* _GIVEN PROBLEM_: Extract all lines in the data that contain the word "matplotlib".

* START DATASET EXCERPT *

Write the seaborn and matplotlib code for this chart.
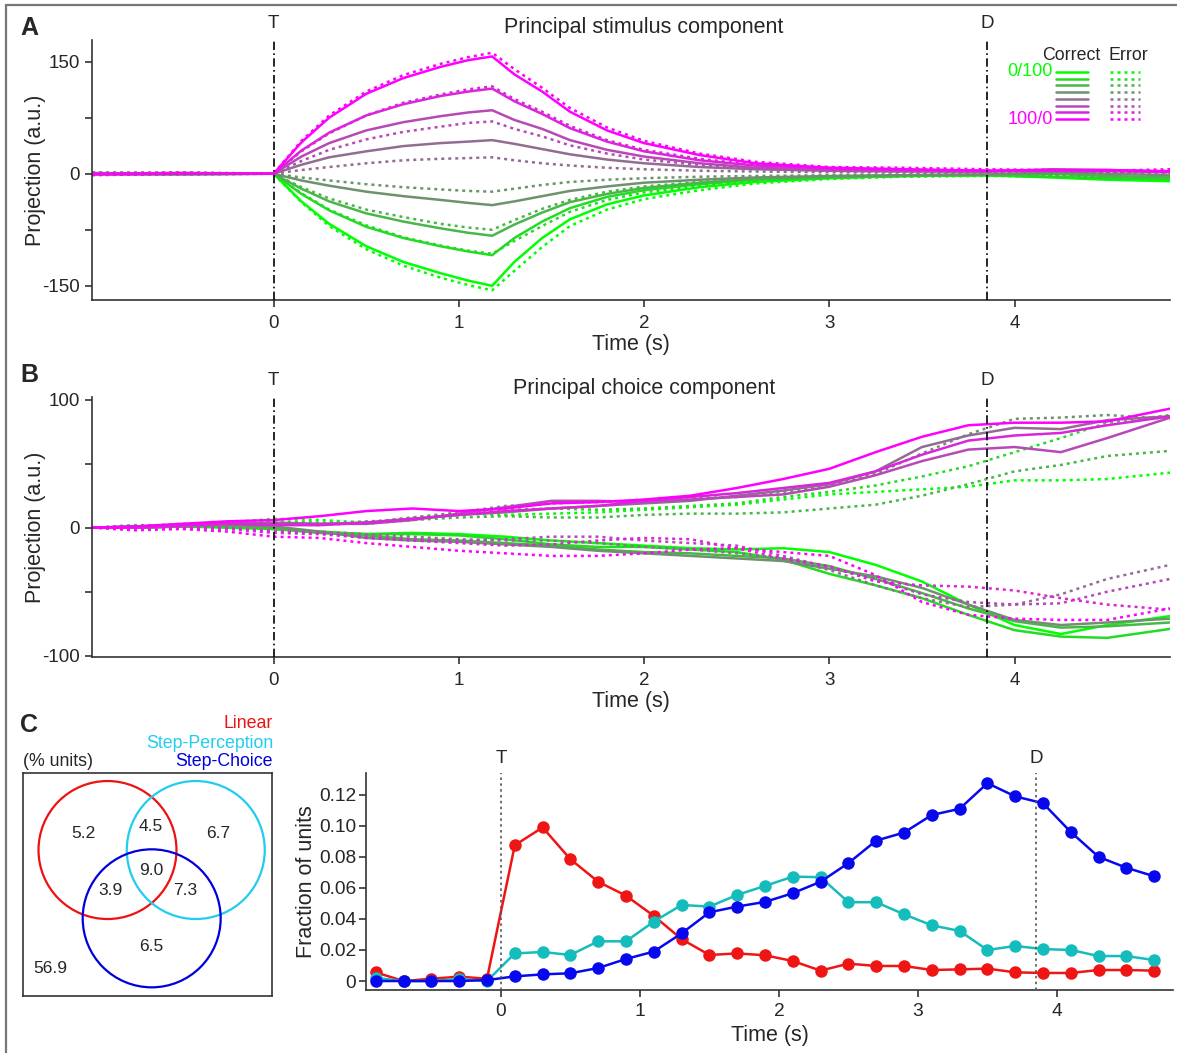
import pandas as pd
import seaborn as sns
import matplotlib.pyplot as plt
from matplotlib.patches import Circle, Rectangle
from matplotlib.transforms import blended_transform_factory

# ---- data ----
# eight stimulus levels, from 0/100 (green) to 100/0 (magenta)
levels = [1, 2, 3, 4, 5, 6, 7, 8]
level_colors = ['#00ff00', '#24db24', '#49b649', '#6d926d',
                '#926d92', '#b649b6', '#db24db', '#ff00ff']

# panel A: principal stimulus component
time_a = [-0.98, -0.5, 0.0, 0.15, 0.3, 0.5, 0.7, 0.9, 1.05, 1.18, 1.3, 1.45,
          1.6, 1.8, 2.0, 2.3, 2.6, 3.0, 3.4, 3.85, 4.2, 4.5, 4.84]
stim_correct = [
    [-1, -1, 0, -37, -67, -97, -118, -133, -143, -150, -118, -86, -61, -41, -29, -18, -11, -6, -3, -2, -5, -8, -10],
    [0, -1, 0, -27, -49, -71, -86, -97, -104, -109, -86, -64, -46, -31, -22, -14, -8, -5, -3, -2, -4, -6, -7],
    [0, 0, 0, -20, -37, -53, -64, -73, -79, -83, -68, -52, -38, -27, -19, -12, -7, -4, -2, -1, 0, -3, -5],
    [1, 0, 0, -9, -16, -24, -30, -35, -39, -42, -37, -30, -23, -17, -12, -8, -5, -3, -2, -1, 2, 0, -2],
    [0, 1, 0, 12, 22, 30, 37, 41, 43, 45, 40, 33, 26, 19, 14, 9, 6, 4, 3, 3, 6, 5, 3],
    [0, 0, 0, 23, 41, 58, 69, 77, 82, 85, 72, 60, 45, 32, 23, 14, 8, 5, 4, 3, 5, 4, 2],
    [0, 1, 0, 31, 55, 78, 93, 104, 110, 114, 97, 80, 61, 43, 30, 18, 11, 7, 5, 4, 4, 4, 3],
    [-1, 0, 0, 42, 75, 107, 128, 143, 152, 157, 133, 110, 83, 58, 41, 25, 14, 8, 6, 4, 5, 5, 3],
]
stim_error = [
    [0, 1, 0, -38, -70, -101, -123, -139, -149, -156, -130, -98, -70, -48, -34, -22, -13, -7, -4, -3, -4, -6, -7],
    [1, 0, 0, -26, -48, -69, -85, -96, -103, -107, -90, -70, -51, -35, -25, -16, -9, -5, -3, -2, -3, -4, -5],
    [0, 1, 0, -18, -33, -48, -58, -67, -72, -75, -62, -47, -35, -24, -17, -11, -7, -4, -2, -1, -2, -4, -5],
    [2, 1, 0, -5, -9, -14, -18, -21, -23, -24, -20, -15, -11, -8, -6, -4, -3, -2, -1, 0, 1, 0, -1],
    [1, 2, 0, 5, 9, 14, 18, 20, 21, 22, 18, 14, 11, 8, 6, 4, 3, 2, 2, 2, 3, 2, 2],
    [-1, 0, 0, 17, 32, 46, 56, 63, 68, 70, 60, 50, 38, 27, 19, 12, 7, 4, 3, 3, 4, 3, 2],
    [0, -1, 0, 30, 54, 78, 95, 106, 113, 117, 100, 83, 64, 45, 32, 20, 12, 8, 6, 4, 4, 3, 4],
    [-2, 0, 0, 44, 78, 110, 132, 147, 156, 162, 140, 115, 88, 62, 44, 27, 16, 9, 8, 6, 5, 4, 6],
]

# panel B: principal choice component
time_b = [-0.98, -0.75, -0.5, -0.25, 0.0, 0.25, 0.5, 0.75, 1.0, 1.25, 1.5, 1.75,
          2.0, 2.25, 2.5, 2.75, 3.0, 3.25, 3.5, 3.75, 4.0, 4.25, 4.5, 4.84]
choice_correct = [
    [0, 0, 1, 0, -1, -3, -5, -4, -5, -7, -10, -12, -14, -16, -17, -16, -19, -29, -42, -60, -76, -83, -76, -69],
    [0, 0, 1, 1, -1, -4, -5, -5, -6, -9, -13, -15, -15, -17, -19, -25, -36, -45, -55, -68, -80, -85, -86, -79],
    [0, 1, 2, 2, 0, -4, -6, -9, -10, -12, -14, -17, -19, -20, -22, -24, -30, -40, -51, -63, -73, -78, -77, -74],
    [0, 0, 1, 2, 1, -3, -8, -10, -11, -13, -15, -18, -20, -22, -24, -26, -32, -38, -47, -60, -72, -76, -74, -71],
    [0, 0, 1, 3, 4, 3, 4, 7, 10, 12, 15, 17, 19, 21, 25, 29, 34, 44, 63, 72, 78, 77, 84, 87],
    [0, 1, 2, 4, 3, 3, 3, 6, 11, 16, 21, 21, 20, 22, 24, 26, 32, 41, 52, 61, 63, 59, 70, 86],
    [0, 0, 2, 3, 2, 2, 4, 7, 10, 13, 15, 17, 21, 24, 27, 31, 35, 44, 57, 68, 72, 74, 80, 87],
    [0, 1, 3, 5, 6, 9, 13, 15, 13, 15, 19, 20, 22, 25, 31, 38, 46, 59, 71, 80, 82, 82, 83, 93],
]
choice_error = [
    [0, 2, 2, 4, 7, 6, 4, 8, 11, 10, 11, 12, 14, 16, 18, 22, 26, 28, 30, 32, 37, 37, 38, 43],
    [0, 2, 1, 3, 5, 4, 3, 6, 10, 14, 15, 14, 15, 17, 19, 24, 28, 33, 40, 48, 59, 70, 82, 88],
    [0, 1, 2, 3, 2, 3, 5, 6, 8, 9, 8, 8, 10, 11, 11, 12, 15, 18, 25, 34, 44, 49, 56, 60],
    [0, 1, 3, 4, 3, 2, 4, 8, 12, 17, 19, 20, 21, 23, 24, 28, 33, 42, 58, 73, 85, 86, 88, 85],
    [0, 1, 1, 0, -2, -3, -5, -7, -9, -10, -10, -12, -15, -17, -20, -24, -33, -45, -55, -62, -60, -52, -40, -29],
    [0, 0, 1, 0, -3, -4, -7, -9, -10, -9, -7, -7, -10, -12, -14, -22, -31, -40, -52, -58, -60, -59, -50, -40],
    [0, 1, 0, -1, -4, -5, -8, -10, -12, -14, -13, -10, -8, -9, -16, -24, -30, -42, -45, -46, -49, -55, -60, -64],
    [0, -2, -1, -3, -7, -8, -12, -15, -18, -20, -22, -22, -20, -17, -16, -19, -22, -37, -58, -68, -71, -72, -72, -63],
]

# panel C: fraction of units per time bin
time_c = [-0.9, -0.7, -0.5, -0.3, -0.1, 0.1, 0.3, 0.5, 0.7, 0.9, 1.1, 1.3, 1.5, 1.7, 1.9,
          2.1, 2.3, 2.5, 2.7, 2.9, 3.1, 3.3, 3.5, 3.7, 3.9, 4.1, 4.3, 4.5, 4.7]
linear = [0.0056, 0.0, 0.0015, 0.0028, 0.0015, 0.0875, 0.099, 0.0785, 0.064, 0.055, 0.042, 0.027,
          0.0168, 0.0178, 0.0166, 0.0129, 0.0067, 0.0112, 0.0097, 0.0097, 0.0071, 0.0075, 0.008,
          0.0056, 0.0052, 0.0052, 0.0071, 0.0071, 0.0067]
step_perception = [0.002, 0.0, 0.0, 0.0013, 0.0, 0.0178, 0.0187, 0.0168, 0.0256, 0.0256, 0.0383,
                   0.049, 0.048, 0.0555, 0.0613, 0.0673, 0.0669, 0.0508, 0.0508, 0.043, 0.0359,
                   0.0323, 0.020, 0.0226, 0.0206, 0.020, 0.0161, 0.0161, 0.0135]
step_choice = [0.0, 0.0, 0.0, 0.0, 0.0006, 0.003, 0.0043, 0.005, 0.0084, 0.0142, 0.019, 0.0307,
               0.0443, 0.048, 0.051, 0.0566, 0.064, 0.076, 0.0905, 0.0957, 0.107, 0.111, 0.1275,
               0.119, 0.1146, 0.096, 0.080, 0.073, 0.0675]

# venn diagram (% units): L only, L&P, P only, all, L&C, P&C, C only, none
venn_values = ['5.2', '4.5', '6.7', '9.0', '3.9', '7.3', '6.5', '56.9']

T_TIME = 0.0
D_TIME = 3.85


def long_form(times, correct, error):
    rows = []
    for outcome, block in [('Correct', correct), ('Error', error)]:
        for lev, vals in zip(levels, block):
            for t, v in zip(times, vals):
                rows.append({'time': t, 'proj': v, 'level': lev, 'outcome': outcome})
    return pd.DataFrame(rows)


def style_axes(ax, size=13.5, ypad=4):
    sns.despine(ax=ax)
    for s in ['left', 'bottom']:
        ax.spines[s].set_color('#333333')
        ax.spines[s].set_linewidth(1.2)
    ax.tick_params(direction='out', length=5, width=1.2, color='#333333',
                   labelsize=size, pad=ypad)
    ax.tick_params(axis='x', pad=6)


def event_lines(ax, ls, color, lw):
    trans = blended_transform_factory(ax.transData, ax.transAxes)
    for t, lab in [(T_TIME, 'T'), (D_TIME, 'D')]:
        ax.axvline(t, ls=ls, color=color, lw=lw, zorder=5)
        ax.text(t, 1.03, lab, transform=trans, ha='center', va='bottom', fontsize=13.5)


def projection_panel(ax, df, ylim, yticks, ylabels, title, title_y):
    sns.lineplot(data=df, x='time', y='proj', hue='level', style='outcome',
                 palette=level_colors, dashes={'Correct': '', 'Error': (1.2, 1.6)},
                 linewidth=1.8, errorbar=None, legend=False, ax=ax)
    ax.set_xlim(-0.98, 4.84)
    ax.set_ylim(*ylim)
    ax.set_xticks([0, 1, 2, 3, 4])
    ax.set_yticks(yticks)
    ax.set_yticklabels(ylabels)
    ax.set_xlabel('Time (s)', fontsize=15.5)
    ax.set_ylabel('Projection (a.u.)', fontsize=15.5)
    ax.xaxis.set_label_coords(0.5, -0.13)
    ax.yaxis.set_label_coords(-0.043, 0.5)
    ax.text(0.512, title_y, title, transform=ax.transAxes, ha='center', va='center', fontsize=15.5)
    style_axes(ax)
    event_lines(ax, (0, (5, 2, 1, 2)), 'black', 1.2)


sns.set_style('ticks')
plt.rcParams['font.family'] = ['Liberation Sans', 'DejaVu Sans']

fig = plt.figure(figsize=(11.77, 10.53), dpi=100)
fig.patches.append(Rectangle((0.0055, -0.5), 2, 1.495, transform=fig.transFigure,
                             fill=False, edgecolor='#777777', lw=1.6))

# ---- panel A ----
axA = fig.add_axes([0.0782, 0.7151, 0.916, 0.2469])
projection_panel(axA, long_form(time_a, stim_correct, stim_error), (-169, 179),
                 [-150, -75, 0, 75, 150], ['-150', '', '0', '', '150'],
                 'Principal stimulus component', 1.05)

# hand-made legend: correct (solid) / error (dotted)
axA.text(0.908, 0.942, 'Correct', transform=axA.transAxes, ha='center', va='center', fontsize=12.8)
axA.text(0.961, 0.942, 'Error', transform=axA.transAxes, ha='center', va='center', fontsize=12.8)
for i, col in enumerate(level_colors):
    yy = 0.877 - i * 0.0259
    axA.plot([0.894, 0.924], [yy, yy], color=col, lw=1.8, transform=axA.transAxes, clip_on=False)
    axA.plot([0.944, 0.972], [yy, yy], color=col, lw=1.8, ls=(0, (1.2, 1.6)),
             transform=axA.transAxes, clip_on=False)
axA.text(0.891, 0.877, '0/100', color=level_colors[0], transform=axA.transAxes,
         ha='right', va='center', fontsize=13)
axA.text(0.891, 0.696, '100/0', color=level_colors[-1], transform=axA.transAxes,
         ha='right', va='center', fontsize=13)

# ---- panel B ----
axB = fig.add_axes([0.0782, 0.376, 0.916, 0.2469])
projection_panel(axB, long_form(time_b, choice_correct, choice_error), (-101, 102),
                 [-100, -50, 0, 50, 100], ['-100', '', '0', '', '100'],
                 'Principal choice component', 1.032)

# ---- panel C, venn ----
axV = fig.add_axes([0.0193, 0.0541, 0.2115, 0.2115])
axV.set_xlim(0, 249)
axV.set_ylim(0, 222.7)
axV.set_xticks([])
axV.set_yticks([])
for s in axV.spines.values():
    s.set_color('#333333')
    s.set_linewidth(1.2)
venn_red, venn_cyan, venn_blue = '#ee1111', '#22ccee', '#0000dd'
for (cx, cy), col in [((84.8, 146), venn_red), ((173.1, 146), venn_cyan), ((129, 77.7), venn_blue)]:
    axV.add_patch(Circle((cx, cy), 69, fill=False, edgecolor=col, lw=1.6))
venn_pos = [(60.6, 162.7), (128.3, 169.3), (195.6, 162.7), (128.3, 126),
            (87.3, 106), (162.3, 106), (129, 49.3), (27.3, 27.7)]
for (x, y), val in zip(venn_pos, venn_values):
    axV.text(x, y, val, ha='center', va='center', fontsize=12.5)

fig.text(273 / 1177, 1 - 724 / 1053, 'Linear', color=venn_red, ha='right', va='center', fontsize=12.8)
fig.text(273 / 1177, 1 - 743 / 1053, 'Step-Perception', color=venn_cyan, ha='right', va='center', fontsize=12.8)
fig.text(273 / 1177, 1 - 762 / 1053, 'Step-Choice', color=venn_blue, ha='right', va='center', fontsize=12.8)
fig.text(23 / 1177, 1 - 762 / 1053, '(% units)', ha='left', va='center', fontsize=12.8)

# ---- panel C, fractions ----
axC = fig.add_axes([0.311, 0.0598, 0.6856, 0.206])
dfC = pd.DataFrame({
    'time': time_c * 3,
    'frac': linear + step_perception + step_choice,
    'type': ['Linear'] * len(time_c) + ['Step-Perception'] * len(time_c) + ['Step-Choice'] * len(time_c),
})
sns.lineplot(data=dfC, x='time', y='frac', hue='type',
             palette={'Linear': '#f01515', 'Step-Perception': '#15bcbc', 'Step-Choice': '#0808ee'},
             marker='o', markersize=9, markeredgewidth=0, linewidth=1.8,
             errorbar=None, legend=False, ax=axC)
axC.set_xlim(-0.97, 4.835)
axC.set_ylim(-0.0058, 0.134)
axC.set_xticks([0, 1, 2, 3, 4])
axC.set_yticks([0, 0.02, 0.04, 0.06, 0.08, 0.10, 0.12])
axC.set_yticklabels(['0', '0.02', '0.04', '0.06', '0.08', '0.10', '0.12'])
axC.set_xlabel('Time (s)', fontsize=15.5)
axC.set_ylabel('Fraction of units', fontsize=15.5)
axC.xaxis.set_label_coords(0.5, -0.16)
axC.yaxis.set_label_coords(-0.061, 0.5)
style_axes(axC, 13.8, ypad=2)
axC.tick_params(axis='x', pad=4)
event_lines(axC, (0, (1.5, 2)), '#555555', 1.2)

# panel letters
for lab, y in [('A', 28), ('B', 375), ('C', 725)]:
    fig.text(29 / 1177, 1 - y / 1053, lab, fontsize=18, fontweight='bold', ha='center', va='center')

fig.savefig('out.png', dpi=100)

* END DATASET EXCERPT *

* _EXERCISE SOLUTION_:
Write the seaborn and matplotlib code for this chart.
import matplotlib.pyplot as plt
from matplotlib.patches import Circle, Rectangle
from matplotlib.transforms import blended_transform_factory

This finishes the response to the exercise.